Review: Cold Mountain, by Charles Frazier
Grove, 2017 (reissue). 449 pp. $17
In September 1864, wounded Confederate soldier W. P. Inman leaves the rural Virginia hospital where he’s been convalescing and lights out for home, without furlough papers. It’s a risky move. Irregulars comb the countryside for deserters, and if they catch him, the only question is whether they’ll kill him immediately or bring him to the nearest town for execution. But he hates the war, which he feels never had purpose, aside from protecting wealthy slaveholders’ property, and combat has scarred his psyche so badly, he’s ready to take his chances.
He hopes to meet up with Ada Monroe, a woman back in Cold Mountain, western North Carolina, whom he hasn’t seen since the war began. They’ve exchanged letters, but Inman doesn’t know whether they ever had an “understanding,” or, if they did, whether Ada will care for him now, in his emotionally damaged state.
But Ada has her own troubles—and a journey to make. Her father, a preacher, has just died, leaving her with a farm gone to seed because of wartime labor shortages and no skills or resources to maintain the place. The late Monroe encouraged—nay, required—his daughter to cultivate her mind and sense of gentility, so that she must never lift a finger in anything remotely resembling physical labor.
As a consequence, Ada’s extremely literate, plays the piano (stolidly), and can draw, but she hasn’t a clue about raising crops or animals, or about the natural environment on which her existence would depend if she operated the farm. However, she has only one alternative: returning to Charleston, where she was born, throwing herself on the mercy of relatives she never liked, and settling for a husband who’d probably not appreciate her independent mind.
Cold Mountain bears a slight resemblance to the Odyssey, in that Inman, as Odysseus, must endure myriad misadventures and combats to return to Penelope, whom he dares not presume is waiting for him. His narrative is therefore episodic, full of “no—and furthermore” and derring-do. Like Odysseus, he’s clever and needs to be; unlike him, though, he’s not malign. Not ever. Rather, he assists people in distress as he meets them and never surrenders to temptation. He’s more of a knight-errant than an adventurer, and maybe too good to be true.

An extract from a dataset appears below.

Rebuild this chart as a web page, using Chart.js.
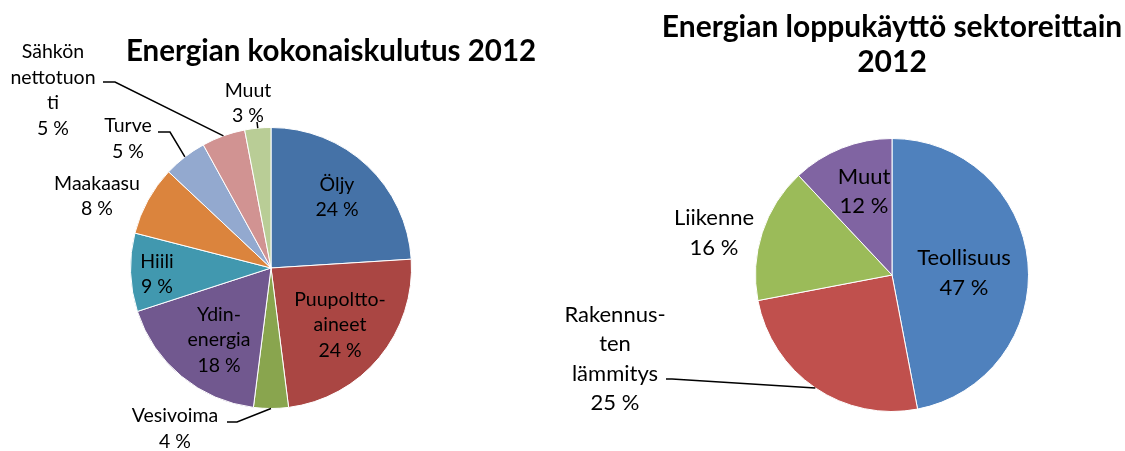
<!DOCTYPE html>
<html>
<head>
<meta charset="utf-8">
<script src="https://cdn.jsdelivr.net/npm/chart.js@4.4.0/dist/chart.umd.min.js"></script>
<style>
  html, body { margin: 0; padding: 0; background: #fff; }
  #wrap { position: relative; width: 1125px; height: 451px; overflow: hidden; }
  #c1 { position: absolute; left: 0; top: 0; }
  #c2 { position: absolute; left: 560px; top: 0; }
</style>
</head>
<body>
<div id="wrap">
  <canvas id="c1" width="560" height="451"></canvas>
  <canvas id="c2" width="565" height="451"></canvas>
</div>
<script>
// Energian kokonaiskulutus 2012 (%)
var labels1 = ['Öljy', 'Puupolttoaineet', 'Vesivoima', 'Ydinenergia', 'Hiili', 'Maakaasu', 'Turve', 'Sähkön nettotuonti', 'Muut'];
var values1 = [24, 24, 4, 18, 9, 8, 5, 5, 3];
var colors1 = ['#4572A7', '#AA4643', '#89A54E', '#71588F', '#4198AF', '#DB843D', '#93A9CF', '#D19392', '#B9CD96'];
var text1 = [['Öljy'], ['Puupoltto-', 'aineet'], ['Vesivoima'], ['Ydin-', 'energia'], ['Hiili'], ['Maakaasu'], ['Turve'], ['Sähkön', 'nettotuon', 'ti'], ['Muut']];

// Energian loppukäyttö sektoreittain 2012 (%)
var labels2 = ['Teollisuus', 'Rakennusten lämmitys', 'Liikenne', 'Muut'];
var values2 = [47, 25, 16, 12];
var colors2 = ['#4F81BD', '#C0504D', '#9BBB59', '#8064A2'];
var text2 = [['Teollisuus'], ['Rakennus-', 'ten', 'lämmitys'], ['Liikenne'], ['Muut']];

// label spots, px from the pie centre; leader = elbow points, last point goes to the slice edge
var place1 = [
  { dx: 66, dy: -71 },
  { dx: 69, dy: 57 },
  { dx: -96, dy: 160.5, leader: [[-44, 154], [-34, 154]] },
  { dx: -52, dy: 72 },
  { dx: -114, dy: 6 },
  { dx: -174, dy: -72 },
  { dx: -143, dy: -129.5, leader: [[-113, -136], [-101, -136]] },
  { dx: -218, dy: -178, leader: [[-168, -186], [-156, -186]] },
  { dx: -23, dy: -165, leader: [[-14, -146]] }
];
var place2 = [
  { dx: 72, dy: -2 },
  { dx: -277, dy: 84, leader: [[-226, 104], [-220, 104]] },
  { dx: -178, dy: -42 },
  { dx: -28, dy: -83.5 }
];

function pieLabels(texts, place, lineH, font) {
  return {
    id: 'pieLabels',
    afterDatasetsDraw: function(chart) {
      var ctx = chart.ctx;
      var meta = chart.getDatasetMeta(0);
      var vals = chart.data.datasets[0].data;
      ctx.save();
      ctx.font = font;
      ctx.fillStyle = '#000';
      ctx.textAlign = 'center';
      ctx.textBaseline = 'middle';
      ctx.strokeStyle = '#000';
      ctx.lineWidth = 1.5;
      meta.data.forEach(function(arc, i) {
        var p = arc.getProps(['x', 'y', 'startAngle', 'endAngle', 'outerRadius'], true);
        var mid = (p.startAngle + p.endAngle) / 2;
        var pl = place[i];
        var lines = texts[i].concat([vals[i] + ' %']);
        var y0 = p.y + pl.dy - (lines.length - 1) * lineH / 2;
        lines.forEach(function(t, k) {
          ctx.fillText(t, p.x + pl.dx, y0 + k * lineH);
        });
        if (pl.leader) {
          ctx.beginPath();
          pl.leader.forEach(function(q, k) {
            if (k == 0) ctx.moveTo(p.x + q[0], p.y + q[1]);
            else ctx.lineTo(p.x + q[0], p.y + q[1]);
          });
          ctx.lineTo(p.x + Math.cos(mid) * p.outerRadius, p.y + Math.sin(mid) * p.outerRadius);
          ctx.stroke();
        }
      });
      ctx.restore();
    }
  };
}

function titleLines(lines, x, ys, font) {
  return {
    id: 'titleLines',
    afterDraw: function(chart) {
      var ctx = chart.ctx;
      ctx.save();
      ctx.font = font;
      ctx.fillStyle = '#000';
      ctx.textAlign = 'center';
      ctx.textBaseline = 'middle';
      lines.forEach(function(t, k) { ctx.fillText(t, x, ys[k]); });
      ctx.restore();
    }
  };
}

var baseOptions = function(pad) {
  return {
    responsive: false,
    animation: false,
    layout: { padding: pad },
    plugins: { legend: { display: false }, tooltip: { enabled: false } }
  };
};

var chart1 = new Chart(document.getElementById('c1').getContext('2d'), {
  type: 'pie',
  data: {
    labels: labels1,
    datasets: [{ data: values1, backgroundColor: colors1, borderColor: '#fff', borderWidth: 1 }]
  },
  options: baseOptions({ left: 130, right: 148, top: 127, bottom: 42 }),
  plugins: [
    pieLabels(text1, place1, 25.5, '19.5px Lato'),
    titleLines(['Energian kokonaiskulutus 2012'], 331, [51], 'bold 29.5px Lato')
  ]
});

var chart2 = new Chart(document.getElementById('c2').getContext('2d'), {
  type: 'pie',
  data: {
    labels: labels2,
    datasets: [{ data: values2, backgroundColor: colors2, borderColor: '#fff', borderWidth: 1 }]
  },
  options: baseOptions({ left: 195, right: 96, top: 138, bottom: 39 }),
  plugins: [
    pieLabels(text2, place2, 29.5, '22px Lato'),
    titleLines(['Energian loppukäyttö sektoreittain', '2012'], 332, [27, 62], 'bold 30px Lato')
  ]
});
</script>
</body>
</html>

Meanwhile, Ada has received a tremendous stroke of luck in the form of Ruby Thewes, who shows up because a friend has said Ada needs help. Ruby has no refinement, book learning, or soft feelings but knows all there is to know about the soil, the barnyard, and how to read the seasons. I like that Ada’s tutelage comes hard and that her journey is both internal and external, unlike Inman’s, who seems fully formed. Rather, Ada must shed her old life, and this minute wouldn’t be too soon. I also like how she reads to Ruby, her turn to pass on what she knows, and how they disagree as to what happiness is, or whether it’s even worth bothering about.
Her story moves me more than Inman’s, by far. Ada grows as a character, whereas he doesn’t, and whatever changes he’s gone through, you see them hazily in aftermath rather than in transition. During his odyssey, one physical conflict is much like another, and none stand out for me, either in themselves or what he learns from them. Conversely, her narrative feels more cohesive, and she transforms before your eyes—not without a struggle, which adds to her portrayal. Her obstacles, though daunting, seldom feel ridiculously insurmountable, so she seems more human, less larger than life.

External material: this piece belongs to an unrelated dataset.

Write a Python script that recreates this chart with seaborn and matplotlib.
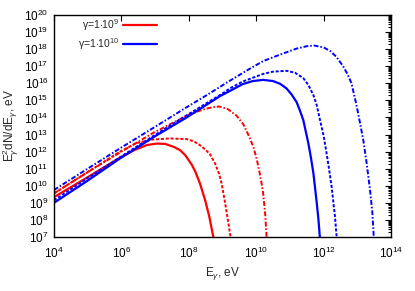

Maybe the greatest pleasure of Cold Mountain is the prose, which has been justly celebrated, and which conveys the characters’ physical and emotional realms with vividness and precision:
In his mind, Inman likened the swirling patterns of vulture flight to the coffee grounds seeking pattern in his cup. Anyone could be oracle for the random ways things fall against each other. It was simple enough to tell fortunes if a man dedicated himself to the idea that the future will inevitably be worse than the past and that time is a path leading nowhere but a place of deep and persistent threat.
I admire Frazier’s refusal to sugarcoat human nature, and his depiction of lawless, bloodthirsty, and greedy behavior is both real and appalling. If ever a novel did justice to the brutality Americans visited upon each other during those years, this one does. This is a vision of the Civil War that has rarely, if ever, appeared in fictional form.

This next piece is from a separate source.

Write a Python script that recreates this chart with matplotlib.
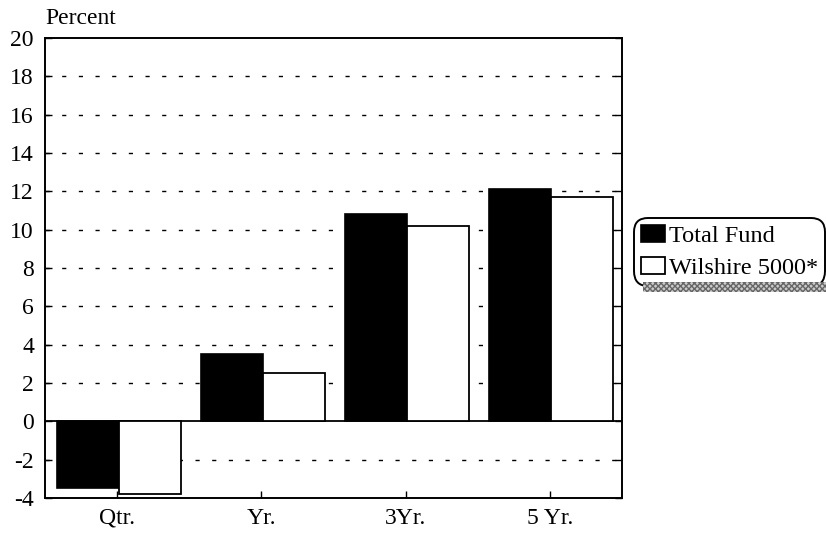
import matplotlib.pyplot as plt
import numpy as np
from matplotlib.patches import FancyBboxPatch

categories = ['Qtr.', 'Yr.', '3Yr.', '5 Yr.']
total_fund = [-3.5, 3.5, 10.8, 12.1]
wilshire = [-3.8, 2.5, 10.2, 11.7]
series_names = ['Total Fund', 'Wilshire 5000*']
yticks = np.arange(-4, 21, 2)

plt.rcParams['font.family'] = ['Liberation Serif', 'DejaVu Serif']
plt.rcParams['font.size'] = 17
plt.rcParams['axes.unicode_minus'] = False

fig = plt.figure(figsize=(8.26, 5.35), dpi=100)
ax = fig.add_axes([0.0545, 0.069, 0.6985, 0.86])

x = np.arange(len(categories))
w = 0.43
ax.bar(x - w / 2 + 0.01, total_fund, w, color='black', edgecolor='black', linewidth=1.2, zorder=3, label=series_names[0])
ax.bar(x + w / 2 + 0.01, wilshire, w, color='white', edgecolor='black', linewidth=1.3, zorder=3, label=series_names[1])

# dashed grid, no line at 0 (solid zero line instead)
for y in yticks:
    if y in (-4, 0, 20):
        continue
    ax.axhline(y, color='black', linestyle=(0, (3, 9)), linewidth=1.0, zorder=1)
ax.axhline(0, color='black', linewidth=1.3, zorder=2)

ax.set_xlim(-0.5, 3.5)
ax.set_ylim(-4, 20)
ax.set_yticks(yticks)
ax.set_xticks(x)
ax.set_xticklabels(categories)
ax.tick_params(axis='y', direction='in', right=True, length=5, width=1, pad=8)
ax.tick_params(axis='x', direction='in', length=5, width=1, pad=7)
for s in ax.spines.values():
    s.set_linewidth(1.4)

fig.text(0.0545, 0.945, 'Percent', ha='left', va='bottom', fontsize=17)

leg = ax.legend(loc='upper right', bbox_to_anchor=(0.999, 0.593), bbox_transform=fig.transFigure,
                frameon=True, fancybox=True, edgecolor='black', framealpha=1,
                handlelength=1.0, handleheight=0.7, handletextpad=0.15, borderpad=0.3,
                labelspacing=0.4, borderaxespad=0, fontsize=17.5)
leg.get_frame().set_linewidth(1.4)
leg.get_frame().set_boxstyle('round,pad=0,rounding_size=0.6')
leg.set_zorder(5)

# hatched shadow under the legend box
fig.canvas.draw()
bb = leg.get_window_extent().transformed(fig.transFigure.inverted())
shadow = FancyBboxPatch((bb.x0 + 0.012, bb.y0 - 0.012), 1.0 - bb.x0 - 0.012, 0.02,
                        boxstyle='square,pad=0', transform=fig.transFigure,
                        facecolor='#cccccc', edgecolor='#666666', hatch='xxxxxx',
                        linewidth=0, zorder=0)
fig.patches.append(shadow)

fig.savefig('out.png', dpi=100)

Nevertheless, the narrative compromises that vision with a romantic underlay, and Cold Mountain is less satisfying for it. As with Varina, Frazier appears to argue that nobody really wanted secession or believed in the war except for a slim majority who held wealth and power. Somehow, I don’t think that’s how the Civil War lasted that long. But in any case, Frazier’s perspective whitewashes his characters while trivializing the history.
Disclaimer: I obtained my reading copy of this book from the public library.